Data shown =
____________
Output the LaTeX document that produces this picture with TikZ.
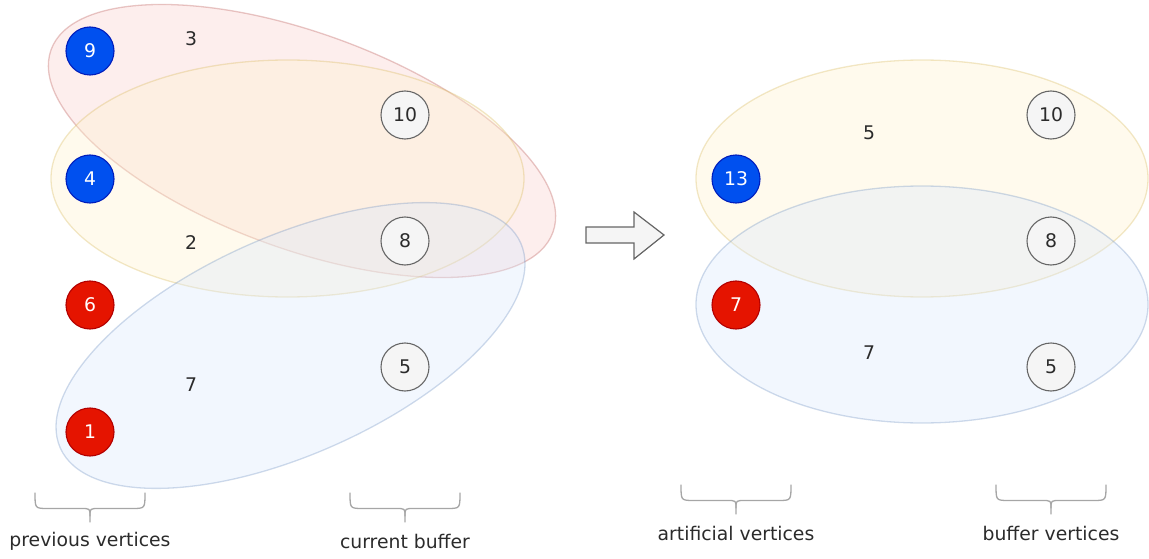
\documentclass[tikz,border=0pt]{standalone}
\usepackage{fontspec}
\setmainfont{DejaVu Sans}
\definecolor{vblue}{HTML}{0050EF}
\definecolor{vbluedark}{HTML}{001DBC}
\definecolor{vred}{HTML}{E51400}
\definecolor{vreddark}{HTML}{B20000}
\definecolor{bufill}{HTML}{F5F5F5}
\definecolor{bustroke}{HTML}{666666}
\definecolor{txt}{HTML}{2B2B2B}
\definecolor{pinkfill}{HTML}{F8CECC}
\definecolor{pinkline}{HTML}{B85450}
\definecolor{yelfill}{HTML}{FFF2CC}
\definecolor{yelline}{HTML}{D6B656}
\definecolor{bluefill}{HTML}{DAE8FC}
\definecolor{blueline}{HTML}{6C8EBF}
\definecolor{bracecol}{HTML}{A6A6A6}
\newcommand\lblfont{\fontsize{18.8}{22}\selectfont}
\begin{document}
\begin{tikzpicture}[x=1pt,y=1pt,
  vertex/.style={circle, minimum size=48pt, inner sep=0pt, line width=1.1pt, font=\lblfont},
  prevv/.style={vertex, fill=vblue, draw=vbluedark, text=white},
  redv/.style={vertex, fill=vred, draw=vreddark, text=white},
  bufv/.style={vertex, fill=bufill, draw=bustroke, text=txt},
  weight/.style={font=\lblfont, text=txt, inner sep=1pt},
  caption/.style={font=\lblfont, text=txt, inner sep=1pt},
  pinkset/.style={fill=pinkfill, fill opacity=0.35, draw=pinkline, draw opacity=0.32, line width=1.3pt},
  yelset/.style={fill=yelfill, fill opacity=0.35, draw=yelline, draw opacity=0.32, line width=1.3pt},
  blueset/.style={fill=bluefill, fill opacity=0.35, draw=blueline, draw opacity=0.32, line width=1.3pt},
  bracestyle/.style={draw=bracecol, line width=1.3pt, line cap=round},
  vbrace/.pic={
    \draw[bracestyle] (-55,0) .. controls (-55,-15.5) .. (-42,-15.5) -- (-9,-15.5)
        .. controls (0,-15.5) .. (0,-23) -- (0,-29);
    \draw[bracestyle] (55,0) .. controls (55,-15.5) .. (42,-15.5) -- (9,-15.5)
        .. controls (0,-15.5) .. (0,-23);
  }]
\useasboundingbox (0,0) rectangle (1149,-559);

% hyperedges before the merge
\path[pinkset, rotate around={-20:(302,-141)}] (302,-141) ellipse [x radius=267, y radius=108];
\path[yelset] (287.5,-178.5) ellipse [x radius=236.5, y radius=118.5];
\path[blueset, rotate around={24:(290.5,-345.5)}] (290.5,-345.5) ellipse [x radius=252, y radius=109];

% hyperedges after the merge
\path[yelset] (922,-178.5) ellipse [x radius=226, y radius=118.5];
\path[blueset] (922,-304.5) ellipse [x radius=226, y radius=118.5];

% previous vertices
\node[prevv] (p9) at (90,-51) {9};
\node[prevv] (p4) at (90,-179) {4};
\node[redv]  (p6) at (90,-305) {6};
\node[redv]  (p1) at (90,-432) {1};

% current buffer
\node[bufv] (b10) at (405,-115) {10};
\node[bufv] (b8)  at (405,-241) {8};
\node[bufv] (b5)  at (405,-367) {5};

% artificial vertices
\node[prevv] (a13) at (736,-179) {13};
\node[redv]  (a7)  at (736,-305) {7};

% buffer vertices
\node[bufv] (c10) at (1051,-115) {10};
\node[bufv] (c8)  at (1051,-241) {8};
\node[bufv] (c5)  at (1051,-367) {5};

% edge weights
\node[weight] (w3) at (191,-39) {3};
\node[weight] (w2) at (191,-243) {2};
\node[weight] (w7) at (191,-385) {7};
\node[weight] (r5) at (869,-133) {5};
\node[weight] (r7) at (869,-353) {7};

% transition arrow
\draw[fill=bufill, draw=bustroke, line width=1.2pt, line join=miter]
  (586,-227) -- (634,-227) -- (634,-212) -- (664,-235) -- (634,-259)
  -- (634,-243) -- (586,-243) -- cycle;

% group braces
\pic at (90,-493) {vbrace};
\pic at (405,-493) {vbrace};
\pic at (736,-485) {vbrace};
\pic at (1051,-485) {vbrace};

% captions
\node[caption] (capprev) at (90,-541) {previous vertices};
\node[caption] (capcur)  at (405,-541) {current buffer};
\node[caption] (capart)  at (736,-533) {artificial vertices};
\node[caption] (capbuf)  at (1051,-533) {buffer vertices};
\end{tikzpicture}
\end{document}
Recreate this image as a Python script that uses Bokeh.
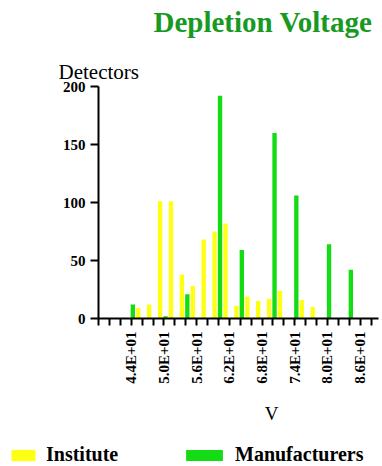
import math
from bokeh.plotting import figure
from bokeh.models import (FixedTicker, Label, Legend, LegendItem, LinearAxis,
                          ColumnDataSource, Range1d)
from bokeh.transform import dodge
from bokeh.embed import file_html
from bokeh.resources import INLINE

# ---- data ----
bins = [38, 40, 42, 44, 46, 48, 50, 52, 54, 56, 58, 60, 62,
        64, 66, 68, 70, 72, 74, 76, 78, 80, 82, 84, 86]
institute = [0, 0, 0, 9, 12, 101, 101, 38, 28, 68, 75, 82, 11,
             19, 15, 17, 24, 0, 16, 10, 0, 0, 0, 0, 0]
manufacturers = [0, 0, 0, 12, 0, 0, 2, 0, 21, 0, 0, 192, 0,
                 59, 0, 0, 160, 0, 106, 0, 0, 64, 0, 42, 0]
tick_values = list(range(38, 90, 2))
label_values = [44, 50, 56, 62, 68, 74, 80, 86]
tick_labels = ["4.4E+01", "5.0E+01", "5.6E+01", "6.2E+01",
               "6.8E+01", "7.4E+01", "8.0E+01", "8.6E+01"]
y_ticks = [0, 50, 100, 150, 200]
series_names = ["Institute", "Manufacturers"]
x_bounds = (38, 89.4)
y_bounds = (0, 200)

YELLOW = "#ffff14"
GREEN = "#14dc14"
SERIF = "Liberation Serif"
W, H = 382, 466

# pixel geometry of the plotting area on the page
X0_PX, X_SCALE = 98, 5.45        # px of x=38, px per volt
Y0_PX, Y_SCALE = 318, 232 / 200  # px of y=0, px per detector

xr = Range1d(x_bounds[0] - X0_PX / X_SCALE,
             x_bounds[0] + (W - X0_PX) / X_SCALE)
yr = Range1d(-(H - Y0_PX) / Y_SCALE, Y0_PX / Y_SCALE)

p = figure(width=W, height=H, output_backend="svg", toolbar_location=None,
           x_range=xr, y_range=yr, min_border=0,
           x_axis_location=None, y_axis_location=None)
p.outline_line_color = None
p.grid.visible = False

src = ColumnDataSource(dict(bin=bins, institute=institute,
                            manufacturers=manufacturers))
r_man = p.vbar(x=dodge("bin", 0.3, range=p.x_range), top="manufacturers",
               width=0.8, source=src, fill_color=GREEN, line_color=None)
r_ins = p.vbar(x=dodge("bin", 1.3, range=p.x_range), top="institute",
               width=0.8, source=src, fill_color=YELLOW, line_color=None)

ov = {v: "" for v in tick_values}
ov.update({v: t for v, t in zip(label_values, tick_labels)})
xa = LinearAxis(fixed_location=y_bounds[0], bounds=x_bounds,
                ticker=FixedTicker(ticks=tick_values, minor_ticks=[]),
                major_label_overrides=ov,
                major_label_orientation=math.pi / 2,
                major_label_standoff=6, major_tick_out=7)
ya = LinearAxis(fixed_location=x_bounds[0], bounds=y_bounds,
                ticker=FixedTicker(ticks=y_ticks, minor_ticks=[]),
                major_label_standoff=5, major_tick_out=8)
for ax in (xa, ya):
    ax.major_label_text_font = SERIF
    ax.major_label_text_font_style = "bold"
    ax.major_label_text_font_size = "15px"
    ax.major_label_text_color = "black"
    ax.axis_line_width = 2
    ax.axis_line_color = "black"
    ax.major_tick_line_width = 2
    ax.major_tick_line_color = "black"
    ax.major_tick_in = 0
    ax.minor_tick_line_color = None
p.add_layout(xa, "below")
p.add_layout(ya, "left")


def lab(px, py, text, size, style="normal", color="black", align="left"):
    # px, py: page position of text anchor, from top-left
    p.add_layout(Label(x=px, y=H - py, x_units="screen", y_units="screen",
                       text=text, text_font=SERIF, text_font_size=size,
                       text_font_style=style, text_color=color,
                       text_align=align, text_baseline="alphabetic"))


lab(153, 21, "Depletion Voltage", "29px", "bold", "#179a1f")
lab(58, 71, "Detectors", "21px")
lab(271, 413, "V", "19px", align="center")


def make_legend(name, renderer, gw, x0):
    leg = Legend(items=[LegendItem(label=name, renderers=[renderer])],
                 location=(x0, 0), orientation="horizontal",
                 glyph_width=gw, glyph_height=14,
                 label_standoff=8, padding=0, margin=0, spacing=0,
                 border_line_color=None, background_fill_alpha=0,
                 label_text_font=SERIF, label_text_font_style="bold",
                 label_text_font_size="20px", label_text_color="black")
    p.add_layout(leg)


make_legend(series_names[0], r_ins, 30, 8)
make_legend(series_names[1], r_man, 46, 181)

open("out.html", "w").write(file_html(p, INLINE))
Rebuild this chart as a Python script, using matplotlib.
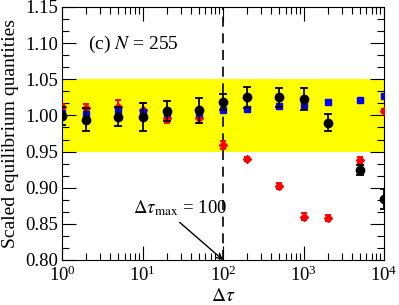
import matplotlib
matplotlib.use("Agg")
import matplotlib.pyplot as plt
from matplotlib.ticker import LogLocator, AutoMinorLocator, MultipleLocator, NullFormatter, FormatStrFormatter

plt.rcParams['font.family'] = ['Liberation Serif', 'DejaVu Serif']
plt.rcParams['mathtext.fontset'] = 'stix'

dtau = [1, 2, 5, 10, 20, 50, 100, 200, 500, 1000, 2000, 5000, 10000]

black_y = [0.999, 0.994, 0.998, 0.998, 1.006, 1.007, 1.019, 1.025, 1.025, 1.023, 0.990, 0.924, 0.884]
black_err = [0.012, 0.016, 0.013, 0.019, 0.014, 0.017, 0.011, 0.015, 0.013, 0.015, 0.012, 0.007, 0.014]

red_y = [1.011, 1.010, 1.012, 1.008, 0.996, 0.996, 0.959, 0.940, 0.902, 0.860, 0.858, 0.938, 1.006]
red_err = [0.005, 0.006, 0.009, 0.009, 0.006, 0.007, 0.005, 0.003, 0.004, 0.005, 0.004, 0.004, 0.003]

blue_y = [1.004, 1.002, 1.007, 1.005, 1.003, 1.004, 1.008, 1.009, 1.013, 1.015, 1.018, 1.022, 1.027]

band_lo, band_hi = 0.95, 1.05
dtau_max = 100

fig = plt.figure(figsize=(3.99, 3.05), dpi=100)
ax = fig.add_axes([62/399, 45/305, 322/399, 253/305])

ax.axhspan(band_lo, band_hi, color='#ffff00', zorder=0, lw=0)
ax.axvline(dtau_max, color='black', ls=(0, (6, 4)), lw=1.2, zorder=1)

ax.errorbar(dtau, red_y, yerr=red_err, fmt='D', color='#ff0000', ms=3.6,
            capsize=2.5, elinewidth=1.4, capthick=1.4, zorder=3)
ax.plot(dtau, blue_y, 's', color='#0000ff', ms=4.2, ls='none', zorder=4)
ax.errorbar(dtau, black_y, yerr=black_err, fmt='o', color='black', ms=6,
            capsize=2.6, elinewidth=1.3, capthick=1.3, zorder=5)

ax.set_xscale('log')
ax.set_xlim(1, 1e4)
ax.set_ylim(0.80, 1.15)

ax.xaxis.set_major_locator(LogLocator(base=10, numticks=10))
ax.xaxis.set_minor_locator(LogLocator(base=10, subs=range(2, 10), numticks=20))
ax.xaxis.set_minor_formatter(NullFormatter())
ax.yaxis.set_major_locator(MultipleLocator(0.05))
ax.yaxis.set_minor_locator(AutoMinorLocator(3))
ax.yaxis.set_major_formatter(FormatStrFormatter('%.2f'))

ax.tick_params(which='both', direction='in', top=True, right=True, width=0.8)
ax.tick_params(which='major', length=10, labelsize=13.5, pad=3)
ax.tick_params(axis='x', which='major', pad=4)
ax.tick_params(which='minor', length=5)
for s in ax.spines.values():
    s.set_linewidth(0.8)

ax.set_xlabel(r'$\Delta\tau$', fontsize=14)
ax.set_ylabel('Scaled equilibrium quantities', fontsize=14)
ax.xaxis.set_label_coords(0.5, -0.112)
ax.yaxis.set_label_coords(-0.135, 0.5)

ax.text(0.081, 0.854, r'(c) $N$ = 255', transform=ax.transAxes, fontsize=14,
        ha='left', va='center')

ax.text(7.6, 0.864, r'$\Delta\tau_{\rm max}$ = 100', fontsize=13.5, ha='left', va='baseline',
        zorder=6)
ax.annotate('', xy=(dtau_max, 0.80), xytext=(29, 0.852),
            arrowprops=dict(arrowstyle='->', color='black', lw=1.0, shrinkA=0, shrinkB=0,
                            mutation_scale=10),
            zorder=6)

fig.savefig('out.png', dpi=100)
____________
What you should do = Copy out the listing above from the line containing "Rebuild this chart" to the line containing "2000, 5000, 10000]", both included, exactly as written and minus the images.

Result =
Rebuild this chart as a Python script, using matplotlib.
import matplotlib
matplotlib.use("Agg")
import matplotlib.pyplot as plt
from matplotlib.ticker import LogLocator, AutoMinorLocator, MultipleLocator, NullFormatter, FormatStrFormatter

plt.rcParams['font.family'] = ['Liberation Serif', 'DejaVu Serif']
plt.rcParams['mathtext.fontset'] = 'stix'

dtau = [1, 2, 5, 10, 20, 50, 100, 200, 500, 1000, 2000, 5000, 10000]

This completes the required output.